• [WHAT THE EXERCISE ASKS]: Copy out the listing that follows, exactly, without its pictures.

• [DATA SHOWN]:
-- -- --

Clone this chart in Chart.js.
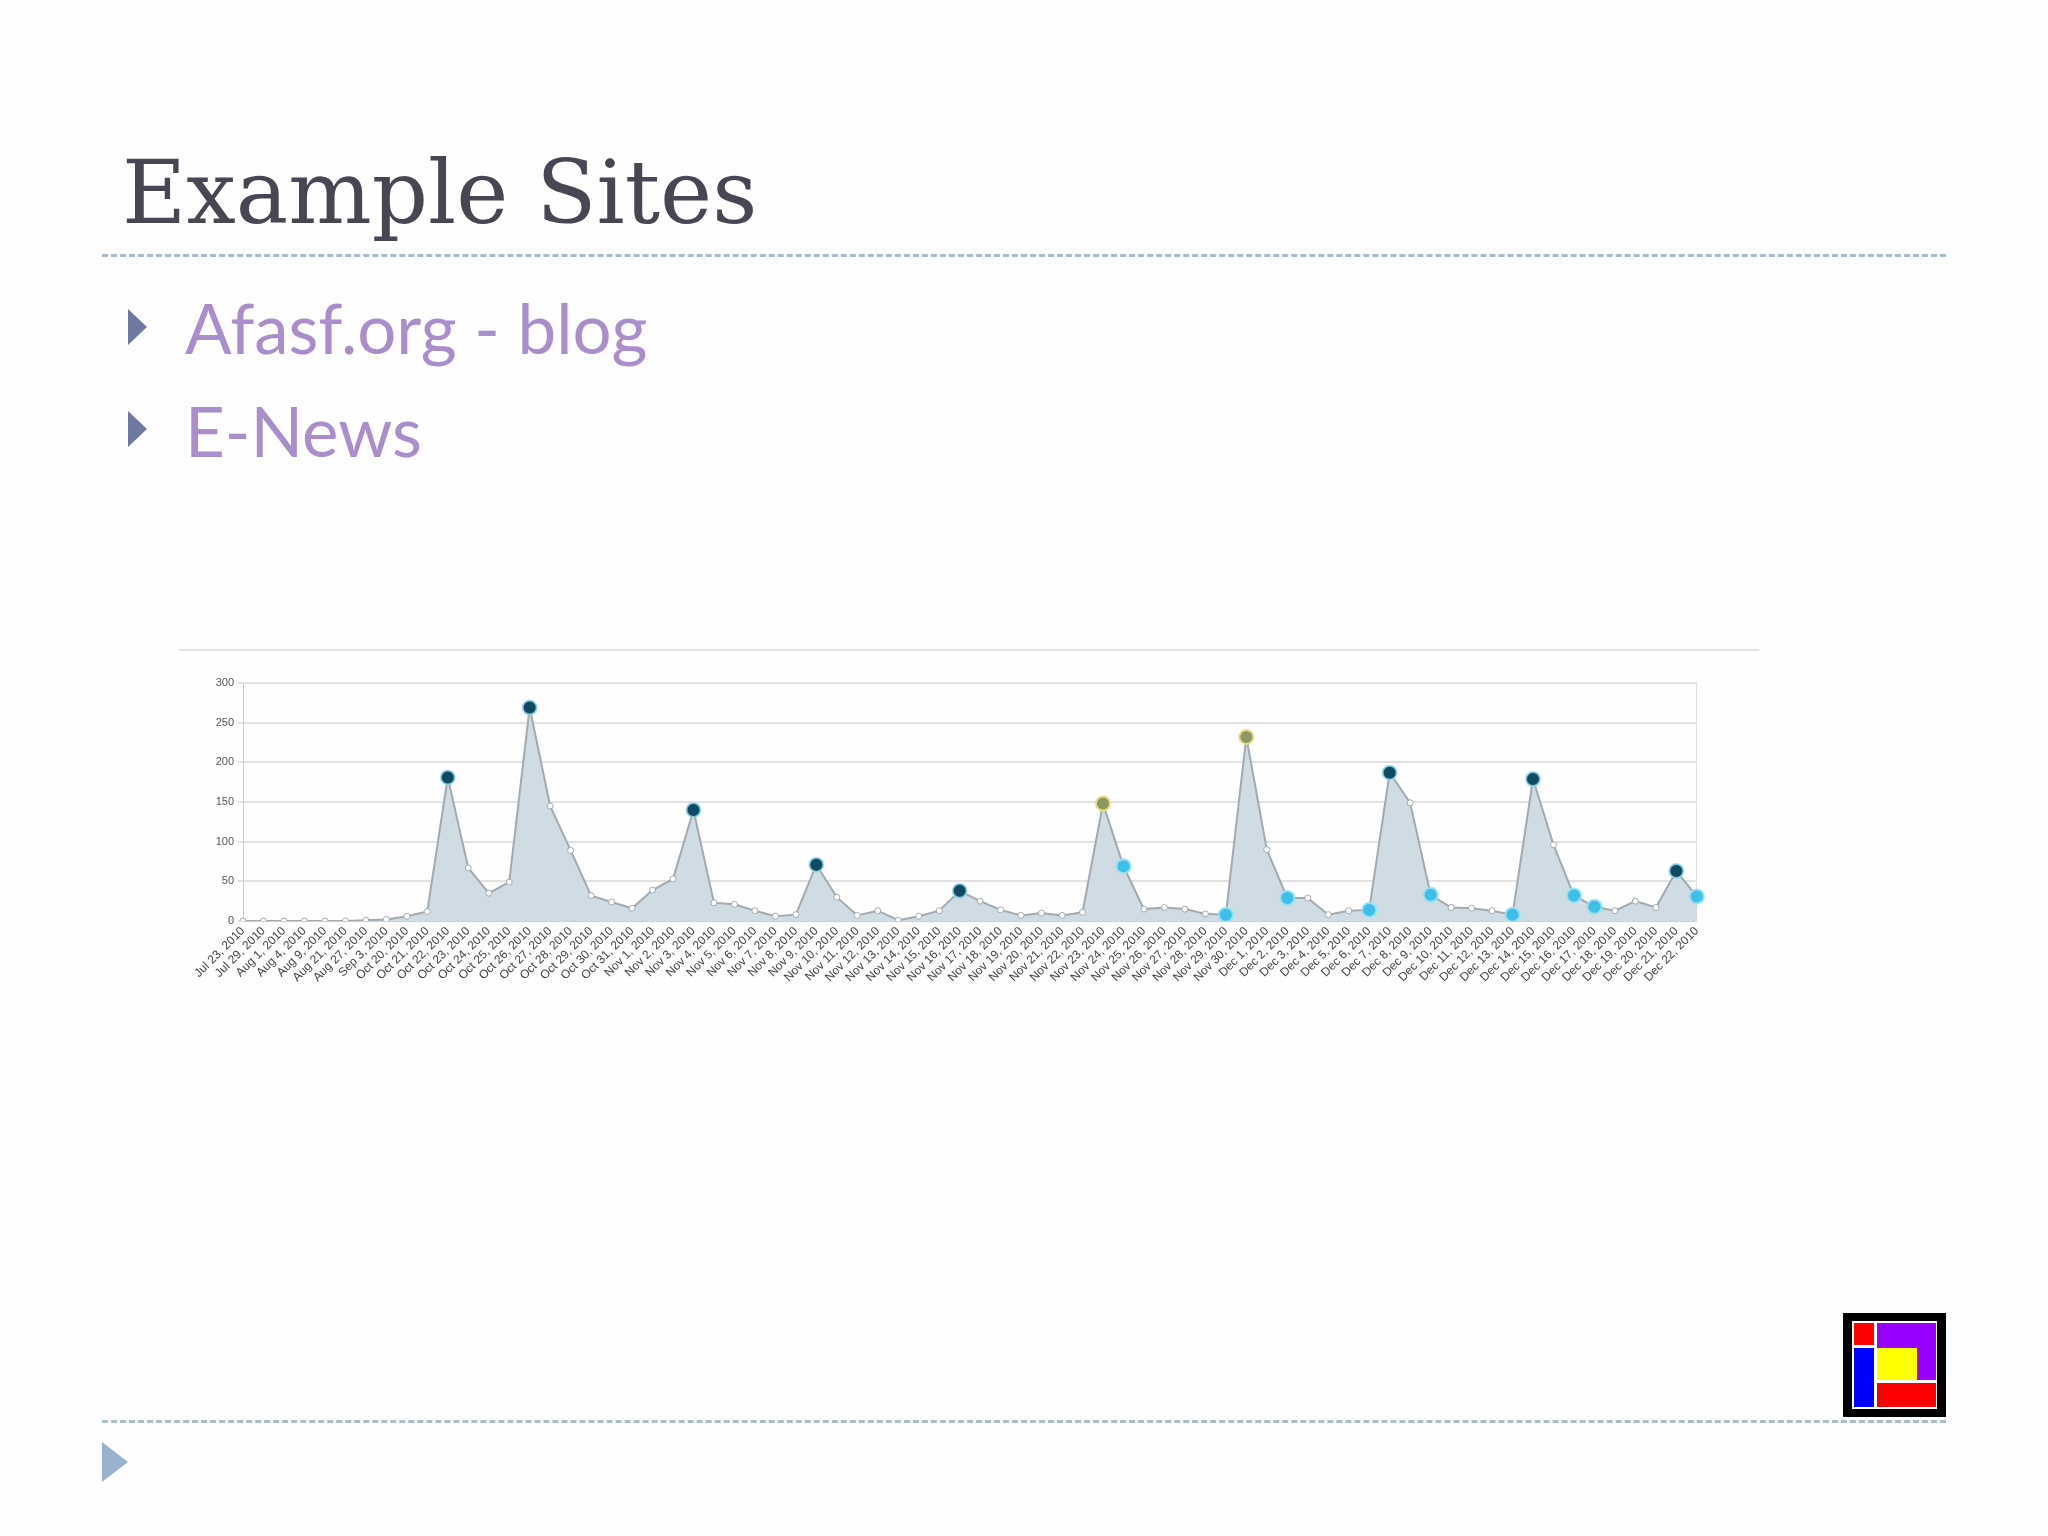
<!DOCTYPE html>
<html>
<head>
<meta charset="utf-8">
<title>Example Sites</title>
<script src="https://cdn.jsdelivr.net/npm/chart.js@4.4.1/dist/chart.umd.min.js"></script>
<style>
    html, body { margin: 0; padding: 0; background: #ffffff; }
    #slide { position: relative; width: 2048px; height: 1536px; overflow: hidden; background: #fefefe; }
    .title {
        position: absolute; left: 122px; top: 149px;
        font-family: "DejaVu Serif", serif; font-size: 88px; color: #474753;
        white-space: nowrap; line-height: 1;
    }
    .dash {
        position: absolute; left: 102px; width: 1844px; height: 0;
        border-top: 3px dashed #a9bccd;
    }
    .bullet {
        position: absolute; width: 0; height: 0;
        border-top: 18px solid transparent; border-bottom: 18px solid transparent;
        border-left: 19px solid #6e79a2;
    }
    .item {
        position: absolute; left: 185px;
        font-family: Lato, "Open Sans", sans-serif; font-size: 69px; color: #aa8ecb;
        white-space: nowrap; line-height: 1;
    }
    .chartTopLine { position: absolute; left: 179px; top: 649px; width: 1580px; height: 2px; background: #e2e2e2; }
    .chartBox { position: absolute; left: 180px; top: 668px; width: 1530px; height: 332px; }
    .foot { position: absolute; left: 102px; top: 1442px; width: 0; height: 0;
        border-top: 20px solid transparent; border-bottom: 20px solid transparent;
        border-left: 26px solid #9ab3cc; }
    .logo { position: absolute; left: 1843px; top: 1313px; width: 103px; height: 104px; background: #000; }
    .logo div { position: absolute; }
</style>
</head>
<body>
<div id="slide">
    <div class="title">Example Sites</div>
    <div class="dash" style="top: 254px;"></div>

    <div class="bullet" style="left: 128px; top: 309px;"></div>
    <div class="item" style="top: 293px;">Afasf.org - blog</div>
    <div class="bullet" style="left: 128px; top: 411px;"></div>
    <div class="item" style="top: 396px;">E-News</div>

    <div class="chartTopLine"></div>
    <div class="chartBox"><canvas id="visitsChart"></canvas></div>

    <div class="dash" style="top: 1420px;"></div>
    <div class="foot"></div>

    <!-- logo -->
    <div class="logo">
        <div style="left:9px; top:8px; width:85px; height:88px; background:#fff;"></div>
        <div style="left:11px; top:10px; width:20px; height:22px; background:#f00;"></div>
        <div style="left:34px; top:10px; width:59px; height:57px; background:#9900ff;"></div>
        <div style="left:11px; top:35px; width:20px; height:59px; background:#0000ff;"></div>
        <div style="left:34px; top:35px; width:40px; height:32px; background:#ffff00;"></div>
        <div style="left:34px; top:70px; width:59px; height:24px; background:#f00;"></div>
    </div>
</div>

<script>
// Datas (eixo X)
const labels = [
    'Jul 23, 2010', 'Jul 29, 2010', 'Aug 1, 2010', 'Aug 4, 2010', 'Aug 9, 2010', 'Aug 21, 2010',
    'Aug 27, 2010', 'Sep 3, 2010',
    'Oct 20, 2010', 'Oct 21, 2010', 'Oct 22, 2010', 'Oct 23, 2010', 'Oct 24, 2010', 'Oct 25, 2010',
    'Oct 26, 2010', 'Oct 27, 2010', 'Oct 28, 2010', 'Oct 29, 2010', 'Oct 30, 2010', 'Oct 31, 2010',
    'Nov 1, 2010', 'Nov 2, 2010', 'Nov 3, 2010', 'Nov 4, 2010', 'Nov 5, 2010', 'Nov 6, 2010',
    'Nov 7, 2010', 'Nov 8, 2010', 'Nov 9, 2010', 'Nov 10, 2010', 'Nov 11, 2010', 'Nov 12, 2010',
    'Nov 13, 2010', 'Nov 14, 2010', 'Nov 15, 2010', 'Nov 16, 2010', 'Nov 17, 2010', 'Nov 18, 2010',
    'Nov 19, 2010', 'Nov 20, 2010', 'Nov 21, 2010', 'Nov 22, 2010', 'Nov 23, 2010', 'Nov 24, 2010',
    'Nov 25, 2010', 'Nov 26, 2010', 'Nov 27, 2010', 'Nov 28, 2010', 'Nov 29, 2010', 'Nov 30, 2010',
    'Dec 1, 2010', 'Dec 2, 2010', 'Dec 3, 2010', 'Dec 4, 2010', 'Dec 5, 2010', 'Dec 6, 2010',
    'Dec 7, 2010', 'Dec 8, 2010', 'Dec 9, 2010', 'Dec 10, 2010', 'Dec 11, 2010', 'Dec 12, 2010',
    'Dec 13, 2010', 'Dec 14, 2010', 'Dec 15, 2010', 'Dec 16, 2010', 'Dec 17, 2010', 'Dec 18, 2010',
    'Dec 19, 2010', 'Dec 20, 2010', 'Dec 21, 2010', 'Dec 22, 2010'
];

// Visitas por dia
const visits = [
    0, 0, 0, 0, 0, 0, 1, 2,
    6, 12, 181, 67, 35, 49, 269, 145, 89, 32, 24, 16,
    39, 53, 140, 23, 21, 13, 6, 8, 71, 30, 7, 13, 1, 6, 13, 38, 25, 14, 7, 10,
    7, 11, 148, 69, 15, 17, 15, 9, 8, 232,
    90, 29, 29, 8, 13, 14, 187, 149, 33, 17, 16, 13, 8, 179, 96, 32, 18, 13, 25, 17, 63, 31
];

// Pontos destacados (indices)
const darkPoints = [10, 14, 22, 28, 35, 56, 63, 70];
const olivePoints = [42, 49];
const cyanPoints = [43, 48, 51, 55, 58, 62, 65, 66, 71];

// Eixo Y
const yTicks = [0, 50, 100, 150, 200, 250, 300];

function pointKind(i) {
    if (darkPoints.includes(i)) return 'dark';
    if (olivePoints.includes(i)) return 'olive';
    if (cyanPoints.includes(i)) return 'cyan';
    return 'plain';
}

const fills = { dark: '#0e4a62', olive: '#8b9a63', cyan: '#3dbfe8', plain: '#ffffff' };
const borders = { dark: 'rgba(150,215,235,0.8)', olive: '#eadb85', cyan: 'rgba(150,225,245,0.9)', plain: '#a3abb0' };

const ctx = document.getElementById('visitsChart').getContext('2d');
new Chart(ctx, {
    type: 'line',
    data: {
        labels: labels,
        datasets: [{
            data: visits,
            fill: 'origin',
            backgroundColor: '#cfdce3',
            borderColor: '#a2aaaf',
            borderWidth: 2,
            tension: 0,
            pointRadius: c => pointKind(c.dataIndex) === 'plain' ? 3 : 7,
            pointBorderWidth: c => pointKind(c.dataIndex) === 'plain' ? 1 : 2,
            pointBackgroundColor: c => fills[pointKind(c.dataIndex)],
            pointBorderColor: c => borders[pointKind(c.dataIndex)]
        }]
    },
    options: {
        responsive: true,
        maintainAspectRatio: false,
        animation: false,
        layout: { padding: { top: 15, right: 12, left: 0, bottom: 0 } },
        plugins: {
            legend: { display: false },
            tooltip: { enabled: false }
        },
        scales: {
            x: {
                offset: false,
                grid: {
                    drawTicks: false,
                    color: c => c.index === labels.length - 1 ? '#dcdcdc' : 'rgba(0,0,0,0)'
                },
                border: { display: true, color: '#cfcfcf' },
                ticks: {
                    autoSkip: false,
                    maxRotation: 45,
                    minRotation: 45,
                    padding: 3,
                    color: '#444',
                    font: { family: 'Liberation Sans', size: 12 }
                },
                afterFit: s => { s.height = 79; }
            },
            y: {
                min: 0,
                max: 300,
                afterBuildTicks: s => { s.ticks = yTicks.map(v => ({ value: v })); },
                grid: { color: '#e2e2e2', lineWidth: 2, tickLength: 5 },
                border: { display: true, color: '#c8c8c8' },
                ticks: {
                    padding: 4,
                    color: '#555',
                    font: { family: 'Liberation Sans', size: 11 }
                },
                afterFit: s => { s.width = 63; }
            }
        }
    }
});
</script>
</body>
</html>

-- -- --

• [SOLVED PROBLEM]:
Clone this chart in Chart.js.
<!DOCTYPE html>
<html>
<head>
<meta charset="utf-8">
<title>Example Sites</title>
<script src="https://cdn.jsdelivr.net/npm/chart.js@4.4.1/dist/chart.umd.min.js"></script>
<style>
    html, body { margin: 0; padding: 0; background: #ffffff; }
    #slide { position: relative; width: 2048px; height: 1536px; overflow: hidden; background: #fefefe; }
    .title {
        position: absolute; left: 122px; top: 149px;
        font-family: "DejaVu Serif", serif; font-size: 88px; color: #474753;
        white-space: nowrap; line-height: 1;
    }
    .dash {
        position: absolute; left: 102px; width: 1844px; height: 0;
        border-top: 3px dashed #a9bccd;
    }
    .bullet {
        position: absolute; width: 0; height: 0;
        border-top: 18px solid transparent; border-bottom: 18px solid transparent;
        border-left: 19px solid #6e79a2;
    }
    .item {
        position: absolute; left: 185px;
        font-family: Lato, "Open Sans", sans-serif; font-size: 69px; color: #aa8ecb;
        white-space: nowrap; line-height: 1;
    }
    .chartTopLine { position: absolute; left: 179px; top: 649px; width: 1580px; height: 2px; background: #e2e2e2; }
    .chartBox { position: absolute; left: 180px; top: 668px; width: 1530px; height: 332px; }
    .foot { position: absolute; left: 102px; top: 1442px; width: 0; height: 0;
        border-top: 20px solid transparent; border-bottom: 20px solid transparent;
        border-left: 26px solid #9ab3cc; }
    .logo { position: absolute; left: 1843px; top: 1313px; width: 103px; height: 104px; background: #000; }
    .logo div { position: absolute; }
</style>
</head>
<body>
<div id="slide">
    <div class="title">Example Sites</div>
    <div class="dash" style="top: 254px;"></div>

    <div class="bullet" style="left: 128px; top: 309px;"></div>
    <div class="item" style="top: 293px;">Afasf.org - blog</div>
    <div class="bullet" style="left: 128px; top: 411px;"></div>
    <div class="item" style="top: 396px;">E-News</div>

    <div class="chartTopLine"></div>
    <div class="chartBox"><canvas id="visitsChart"></canvas></div>

    <div class="dash" style="top: 1420px;"></div>
    <div class="foot"></div>

    <!-- logo -->
    <div class="logo">
        <div style="left:9px; top:8px; width:85px; height:88px; background:#fff;"></div>
        <div style="left:11px; top:10px; width:20px; height:22px; background:#f00;"></div>
        <div style="left:34px; top:10px; width:59px; height:57px; background:#9900ff;"></div>
        <div style="left:11px; top:35px; width:20px; height:59px; background:#0000ff;"></div>
        <div style="left:34px; top:35px; width:40px; height:32px; background:#ffff00;"></div>
        <div style="left:34px; top:70px; width:59px; height:24px; background:#f00;"></div>
    </div>
</div>

<script>
// Datas (eixo X)
const labels = [
    'Jul 23, 2010', 'Jul 29, 2010', 'Aug 1, 2010', 'Aug 4, 2010', 'Aug 9, 2010', 'Aug 21, 2010',
    'Aug 27, 2010', 'Sep 3, 2010',
    'Oct 20, 2010', 'Oct 21, 2010', 'Oct 22, 2010', 'Oct 23, 2010', 'Oct 24, 2010', 'Oct 25, 2010',
    'Oct 26, 2010', 'Oct 27, 2010', 'Oct 28, 2010', 'Oct 29, 2010', 'Oct 30, 2010', 'Oct 31, 2010',
    'Nov 1, 2010', 'Nov 2, 2010', 'Nov 3, 2010', 'Nov 4, 2010', 'Nov 5, 2010', 'Nov 6, 2010',
    'Nov 7, 2010', 'Nov 8, 2010', 'Nov 9, 2010', 'Nov 10, 2010', 'Nov 11, 2010', 'Nov 12, 2010',
    'Nov 13, 2010', 'Nov 14, 2010', 'Nov 15, 2010', 'Nov 16, 2010', 'Nov 17, 2010', 'Nov 18, 2010',
    'Nov 19, 2010', 'Nov 20, 2010', 'Nov 21, 2010', 'Nov 22, 2010', 'Nov 23, 2010', 'Nov 24, 2010',
    'Nov 25, 2010', 'Nov 26, 2010', 'Nov 27, 2010', 'Nov 28, 2010', 'Nov 29, 2010', 'Nov 30, 2010',
    'Dec 1, 2010', 'Dec 2, 2010', 'Dec 3, 2010', 'Dec 4, 2010', 'Dec 5, 2010', 'Dec 6, 2010',
    'Dec 7, 2010', 'Dec 8, 2010', 'Dec 9, 2010', 'Dec 10, 2010', 'Dec 11, 2010', 'Dec 12, 2010',
    'Dec 13, 2010', 'Dec 14, 2010', 'Dec 15, 2010', 'Dec 16, 2010', 'Dec 17, 2010', 'Dec 18, 2010',
    'Dec 19, 2010', 'Dec 20, 2010', 'Dec 21, 2010', 'Dec 22, 2010'
];

// Visitas por dia
const visits = [
    0, 0, 0, 0, 0, 0, 1, 2,
    6, 12, 181, 67, 35, 49, 269, 145, 89, 32, 24, 16,
    39, 53, 140, 23, 21, 13, 6, 8, 71, 30, 7, 13, 1, 6, 13, 38, 25, 14, 7, 10,
    7, 11, 148, 69, 15, 17, 15, 9, 8, 232,
    90, 29, 29, 8, 13, 14, 187, 149, 33, 17, 16, 13, 8, 179, 96, 32, 18, 13, 25, 17, 63, 31
];

// Pontos destacados (indices)
const darkPoints = [10, 14, 22, 28, 35, 56, 63, 70];
const olivePoints = [42, 49];
const cyanPoints = [43, 48, 51, 55, 58, 62, 65, 66, 71];

// Eixo Y
const yTicks = [0, 50, 100, 150, 200, 250, 300];

function pointKind(i) {
    if (darkPoints.includes(i)) return 'dark';
    if (olivePoints.includes(i)) return 'olive';
    if (cyanPoints.includes(i)) return 'cyan';
    return 'plain';
}

const fills = { dark: '#0e4a62', olive: '#8b9a63', cyan: '#3dbfe8', plain: '#ffffff' };
const borders = { dark: 'rgba(150,215,235,0.8)', olive: '#eadb85', cyan: 'rgba(150,225,245,0.9)', plain: '#a3abb0' };

const ctx = document.getElementById('visitsChart').getContext('2d');
new Chart(ctx, {
    type: 'line',
    data: {
        labels: labels,
        datasets: [{
            data: visits,
            fill: 'origin',
            backgroundColor: '#cfdce3',
            borderColor: '#a2aaaf',
            borderWidth: 2,
            tension: 0,
            pointRadius: c => pointKind(c.dataIndex) === 'plain' ? 3 : 7,
            pointBorderWidth: c => pointKind(c.dataIndex) === 'plain' ? 1 : 2,
            pointBackgroundColor: c => fills[pointKind(c.dataIndex)],
            pointBorderColor: c => borders[pointKind(c.dataIndex)]
        }]
    },
    options: {
        responsive: true,
        maintainAspectRatio: false,
        animation: false,
        layout: { padding: { top: 15, right: 12, left: 0, bottom: 0 } },
        plugins: {
            legend: { display: false },
            tooltip: { enabled: false }
        },
        scales: {
            x: {
                offset: false,
                grid: {
                    drawTicks: false,
                    color: c => c.index === labels.length - 1 ? '#dcdcdc' : 'rgba(0,0,0,0)'
                },
                border: { display: true, color: '#cfcfcf' },
                ticks: {
                    autoSkip: false,
                    maxRotation: 45,
                    minRotation: 45,
                    padding: 3,
                    color: '#444',
                    font: { family: 'Liberation Sans', size: 12 }
                },
                afterFit: s => { s.height = 79; }
            },
            y: {
                min: 0,
                max: 300,
                afterBuildTicks: s => { s.ticks = yTicks.map(v => ({ value: v })); },
                grid: { color: '#e2e2e2', lineWidth: 2, tickLength: 5 },
                border: { display: true, color: '#c8c8c8' },
                ticks: {
                    padding: 4,
                    color: '#555',
                    font: { family: 'Liberation Sans', size: 11 }
                },
                afterFit: s => { s.width = 63; }
            }
        }
    }
});
</script>
</body>
</html>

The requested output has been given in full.